Le elezioni legislative che si terranno in Marocco venerdì 7 ottobre saranno una sfida tra l’islam politico e i partiti laici. Sebbene le formazioni in lizza siano almeno trenta, la lotta principale sarà infatti tra Giustizia e Siviluppo (Pjd), la formazione islamista al governo, e il Partito dell’autenticità e della modernità (Pam) all’opposizione. Secondo i sondaggi anche Istiqlal (indipendenza), il più antico partito marocchino (fondato nel 1944), potrebbe guadagnare voti.
Il Pjd, che ha vinto le elezioni parlamentari nel 2011, durante il turbolento periodo delle Primavere arabe, è stato scosso da numerosi scandali (alcuni anche a sfondo sessuale) e nel 2015 ha perso le elezioni municipali nelle quali il Pam ha fatto registrare un forte balzo in avanti.
Venerdì prossimo, saranno chiamati alle urne 16 milioni di persone iscritte alle liste elettorali (su 34 milioni di marocchini). Il 70% di loro è arabo, il 30 berbero; il 90% musulmano e il 10% ebreo o cristiano. La campagna elettorale è iniziata il 25 settembre e decine di candidati si sono sfidati per conquistare uno dei 395 seggi della Camera bassa dell’assemblea legislativa.
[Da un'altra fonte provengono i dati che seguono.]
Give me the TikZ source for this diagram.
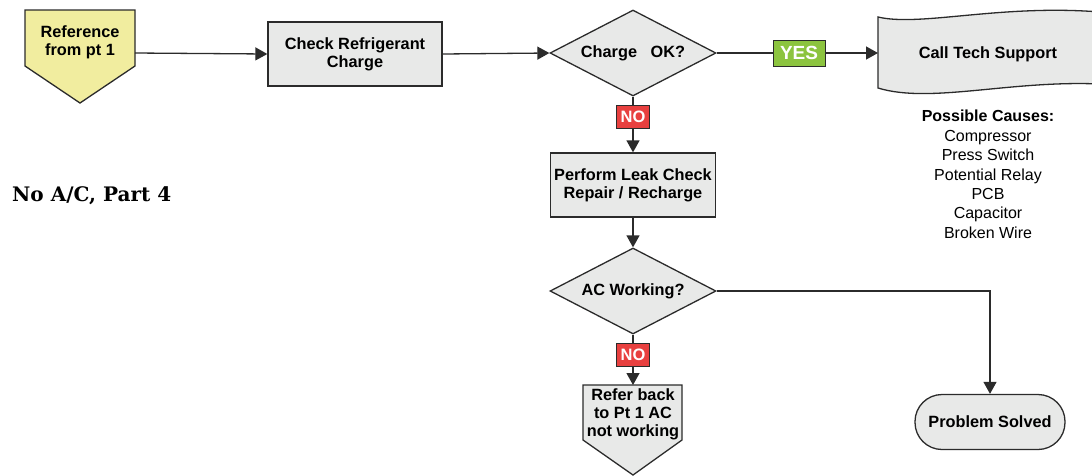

A dispetto dell’esito delle urne, la Costituzione del Regno marocchino non permette a nessun partito politico di vincere la maggioranza assoluta, costringendo così il vincente a lavorare con altri partiti per formare un governo di coalizione. Sebbene il sovrano, Mohammed VI, mantenga ancora notevoli poteri, la nuova Carta costituzionale ha rafforzato la figura del premier (che deve appartenere alla formazione vincente e non deve essere per forza, come in passato, una figura gradita al sovrano) e del Parlamento (che puà sfiduciare i ministri).